■ **Stated problem**
Using the records that follow, reproduce exactly the lines starting at the line containing "Emit a component" and ending at the line containing "CartesianGrid, ReferenceArea, Label". Include both end lines and no pictures.

========================================================================

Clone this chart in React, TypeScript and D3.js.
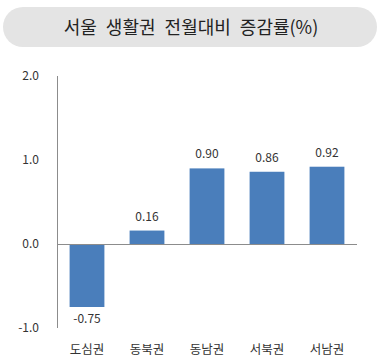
import React from "react";
import * as d3 from "d3";

const categories = ["도심권", "동북권", "동남권", "서북권", "서남권"];
const values = [-0.75, 0.16, 0.9, 0.86, 0.92];
const yTicks = [-1, 0, 1, 2];
const title = "서울 생활권 전월대비 증감률(%)";

const W = 382;
const H = 360;
const FONT = "'Noto Sans CJK KR', 'Noto Sans', sans-serif";

const locale = d3.formatLocale({ decimal: ".", thousands: ",", grouping: [3], currency: ["", ""], minus: "-" });
const fmt1 = locale.format(".1f");
const fmt2 = locale.format(".2f");

export default function App() {
  const x = d3.scaleBand<string>().domain(categories).range([57, 357]).paddingInner(0.42).paddingOuter(0.21);
  const y = d3.scaleLinear().domain([-1, 2]).range([328, 76]);
  const bw = x.bandwidth();
  return (
    <svg width={W} height={H} style={{ position: "absolute", left: 0, top: 0, background: "#fff" }}>
      <rect x={3} y={7} width={374} height={40} rx={20} ry={20} fill="#e4e4e4" />
      <text x={191} y={34} textAnchor="middle" fontFamily={FONT} fontSize={18} fill="#222" wordSpacing={5}>
        {title}
      </text>
      {yTicks.map((t) => (
        <text key={t} x={39} y={y(t) + 4} textAnchor="end" fontFamily={FONT} fontSize={12} fill="#333">
          {fmt1(t)}
        </text>
      ))}
      <line x1={57.5} x2={57.5} y1={y(2)} y2={y(-1)} stroke="#8c8c8c" strokeWidth={1} />
      {categories.map((c, i) => {
        const v = values[i];
        const y0 = y(0);
        const y1 = y(v);
        return (
          <g key={c}>
            <rect x={x(c)} y={Math.min(y0, y1)} width={bw} height={Math.abs(y1 - y0)} fill="#4a7ebb" />
            <text
              x={(x(c) as number) + bw / 2}
              y={v >= 0 ? y1 - 10 : y1 + 16}
              textAnchor="middle"
              fontFamily={FONT}
              fontSize={12}
              fill="#333"
            >
              {fmt2(v)}
            </text>
            <text
              x={(x(c) as number) + bw / 2}
              y={354}
              textAnchor="middle"
              fontFamily={FONT}
              fontSize={12.5}
              fill="#333"
            >
              {c}
            </text>
          </g>
        );
      })}
      <line x1={57} x2={357} y1={y(0) + 0.5} y2={y(0) + 0.5} stroke="#8c8c8c" strokeWidth={1} />
    </svg>
  );
}
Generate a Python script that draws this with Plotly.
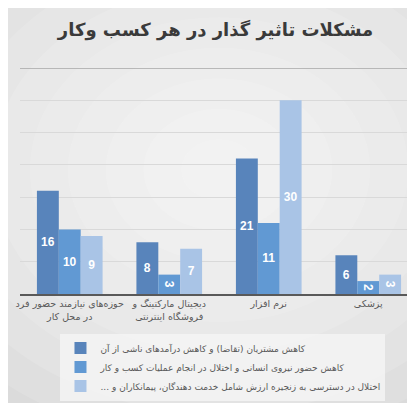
import plotly.graph_objects as go

categories = [
    "حوزه‌های نیازمند حضور فرد<br>در محل کار",
    "دیجیتال مارکتینگ و<br>فروشگاه اینترنتی",
    "نرم افزار",
    "پزشکی",
]
series_names = [
    "کاهش مشتریان (تقاضا) و کاهش درآمدهای ناشی از آن",
    "کاهش حضور نیروی انسانی و اختلال در انجام عملیات کسب و کار",
    "اختلال در دسترسی به زنجیره ارزش شامل خدمت دهندگان، پیمانکاران و ...\u200f",
]
s1 = [16, 8, 21, 6]
s2 = [10, 3, 11, 2]
s3 = [9, 7, 30, 3]
colors = ["#5884bb", "#6199d3", "#a9c4e6"]

fig = go.Figure()
for name, vals, c in zip(series_names, [s1, s2, s3], colors):
    fig.add_trace(go.Bar(
        x=categories, y=vals, name=name, marker_color=c, marker_line_width=0,
        text=[f"<b>{v}</b>" for v in vals], textposition="inside",
        insidetextanchor="middle",
        textfont=dict(color="white", size=12, family="Liberation Sans"),
    ))

# radial-ish background
shapes = []
n = 10
for i in range(n):
    f = 1 - i / n
    rx = 0.95 * f
    ry = 1.35 * f
    cx, cy = 0.5, 0.55
    shapes.append(dict(type="circle", xref="paper", yref="paper", layer="below",
                       x0=cx - rx, x1=cx + rx, y0=cy - ry, y1=cy + ry,
                       fillcolor="white", opacity=0.13, line_width=0))
shapes.append(dict(type="line", xref="paper", yref="y", x0=0, x1=1, y0=35, y1=35,
                   line=dict(color="#a6a6a6", width=1.5)))

fig.update_layout(
    width=415, height=403,
    margin=dict(l=12, r=5, t=60, b=117),
    paper_bgcolor="#d6d6d6",
    plot_bgcolor="rgba(0,0,0,0)",
    shapes=shapes,
    title=dict(text="<b>مشکلات تاثیر گذار در هر کسب وکار</b>", x=0.5, xanchor="center",
               y=0.945, yanchor="middle",
               font=dict(size=18, color="#3a3a3a", family="DejaVu Sans")),
    barmode="group", bargap=0.34, bargroupgap=0,
    uniformtext=dict(minsize=12, mode="show"),
    showlegend=True,
    legend=dict(orientation="v", x=0.51, xanchor="center", y=-0.175, yanchor="top",
                bgcolor="rgba(245,245,245,0.8)", font=dict(size=9, color="#595959",
                family="DejaVu Sans"), tracegroupgap=0),
    font=dict(family="DejaVu Sans"),
)
fig.update_xaxes(showline=True, linecolor="#595959", linewidth=2, tickangle=0,
                 tickfont=dict(size=9.5, color="#595959"), ticks="")
fig.update_yaxes(range=[0, 35], dtick=5, showticklabels=False, gridcolor="#d9d9d9",
                 gridwidth=1, zeroline=False)

fig.write_html("out.html")
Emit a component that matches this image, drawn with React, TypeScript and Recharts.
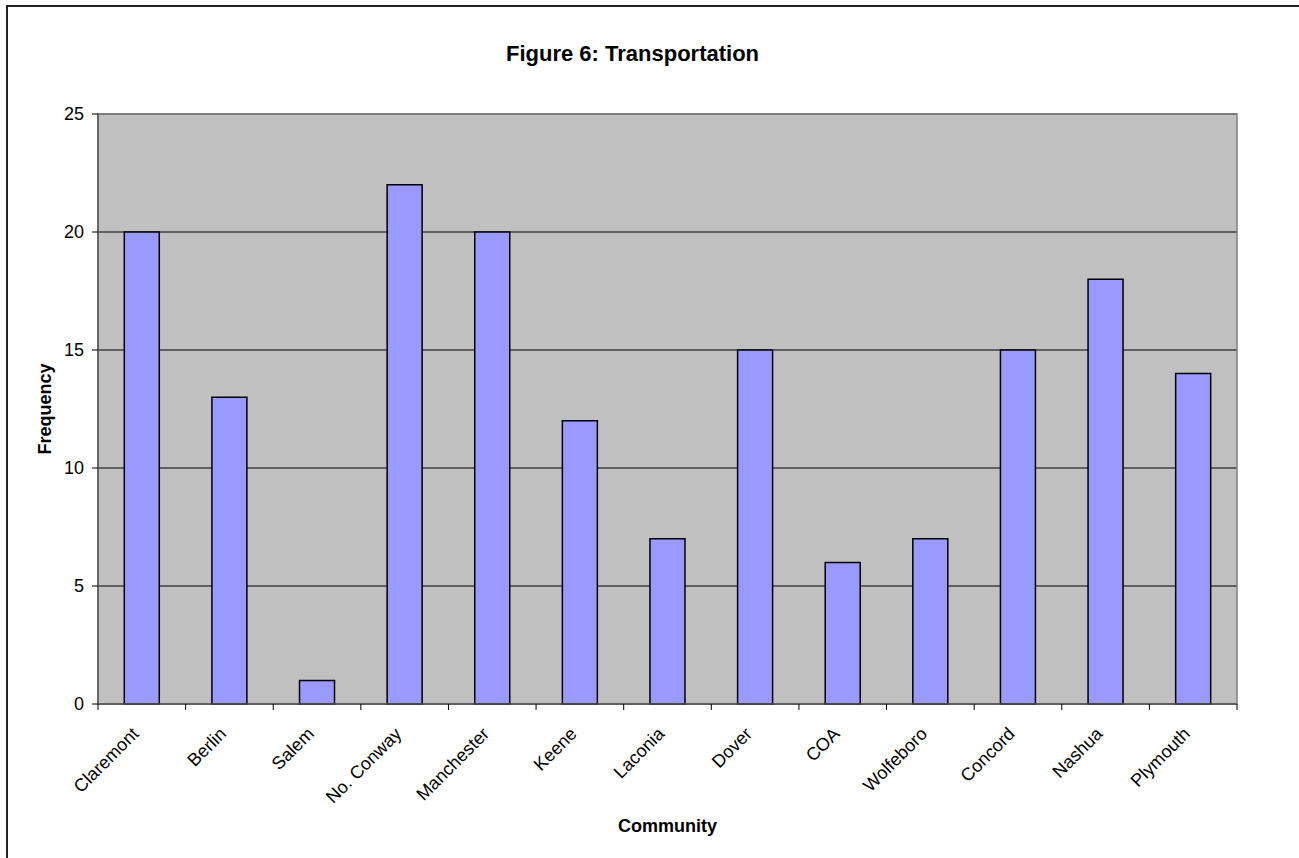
import { BarChart, Bar, XAxis, YAxis, CartesianGrid, ReferenceArea, Label } from "recharts";

const communities = [
  "Claremont",
  "Berlin",
  "Salem",
  "No. Conway",
  "Manchester",
  "Keene",
  "Laconia",
  "Dover",
  "COA",
  "Wolfeboro",
  "Concord",
  "Nashua",
  "Plymouth",
];
const frequency = [20, 13, 1, 22, 20, 12, 7, 15, 6, 7, 15, 18, 14];
const yTicks = [0, 5, 10, 15, 20, 25];

const FONT = "'Liberation Sans', Arial, sans-serif";

// slanted community name, plus tick marks on the category boundaries
function CategoryTick({ x, y, payload, width, visibleTicksCount, index }: any) {
  const count = visibleTicksCount || communities.length;
  const band = width / count;
  const ax = x - 2;
  const ay = y + 31;
  const left = x - band / 2;
  const right = x + band / 2;
  return (
    <g>
      <line x1={left} x2={left} y1={y} y2={y + 6} stroke="#000" />
      {index === count - 1 && <line x1={right} x2={right} y1={y} y2={y + 6} stroke="#000" />}
      <text
        x={ax}
        y={ay}
        transform={`rotate(-45, ${ax}, ${ay})`}
        textAnchor="end"
        fontSize={18}
        fontFamily={FONT}
        fill="#000"
      >
        {payload.value}
      </text>
    </g>
  );
}

export default function App() {
  const data = communities.map((name, i) => ({ name, value: frequency[i] }));

  return (
    <div
      style={{
        position: "absolute",
        left: 0,
        top: 0,
        width: 1299,
        height: 858,
        overflow: "hidden",
        background: "#fff",
        fontFamily: FONT,
      }}
    >
      <div
        style={{
          position: "absolute",
          left: 6,
          top: 5,
          width: 1400,
          height: 900,
          borderTop: "2px solid #222",
          borderLeft: "2px solid #222",
        }}
      />
      <BarChart
        width={1299}
        height={858}
        data={data}
        margin={{ top: 114, right: 62, left: 0, bottom: 20 }}
        barCategoryGap="30%"
        style={{ position: "absolute", left: 0, top: 0 }}
      >
        <CartesianGrid vertical={false} stroke="#000" fill="#C0C0C0" fillOpacity={1} />
        <ReferenceArea y1={0} y2={25} fill="none" stroke="#808080" strokeWidth={1.5} />
        <XAxis
          dataKey="name"
          height={134}
          interval={0}
          axisLine={{ stroke: "#555", strokeWidth: 1.5 }}
          tickLine={false}
          tickSize={0}
          tickMargin={0}
          tick={<CategoryTick />}
        >
          <Label
            content={({ viewBox }: any) => (
              <text
                x={viewBox.x + viewBox.width / 2}
                y={viewBox.y + viewBox.height - 6}
                textAnchor="middle"
                fontSize={18}
                fontWeight="bold"
                fontFamily={FONT}
                fill="#000"
              >
                Community
              </text>
            )}
          />
        </XAxis>
        <YAxis
          width={98}
          domain={[0, 25]}
          ticks={yTicks}
          interval={0}
          tickSize={6}
          tickMargin={8}
          tickLine={{ stroke: "#000" }}
          axisLine={{ stroke: "#555", strokeWidth: 1.5 }}
          tick={{ fill: "#000", fontSize: 18, fontFamily: FONT }}
        >
          <Label
            content={({ viewBox }: any) => {
              const cx = viewBox.x + 51;
              const cy = viewBox.y + viewBox.height / 2;
              return (
                <text
                  x={cx}
                  y={cy}
                  transform={`rotate(-90, ${cx}, ${cy})`}
                  textAnchor="middle"
                  fontSize={18}
                  fontWeight="bold"
                  fontFamily={FONT}
                  fill="#000"
                >
                  Frequency
                </text>
              );
            }}
          />
        </YAxis>
        <Bar
          dataKey="value"
          fill="#9999FF"
          stroke="#000"
          strokeWidth={1.5}
          isAnimationActive={false}
        />
      </BarChart>
      <svg
        width={1299}
        height={858}
        style={{ position: "absolute", left: 0, top: 0, pointerEvents: "none" }}
      >
        <text x={632.5} y={61} textAnchor="middle" fontSize={22} fontWeight="bold" fontFamily={FONT} fill="#000">
          Figure 6: Transportation
        </text>
      </svg>
    </div>
  );
}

========================================================================

■ **Response**
Emit a component that matches this image, drawn with React, TypeScript and Recharts.
import { BarChart, Bar, XAxis, YAxis, CartesianGrid, ReferenceArea, Label } from "recharts";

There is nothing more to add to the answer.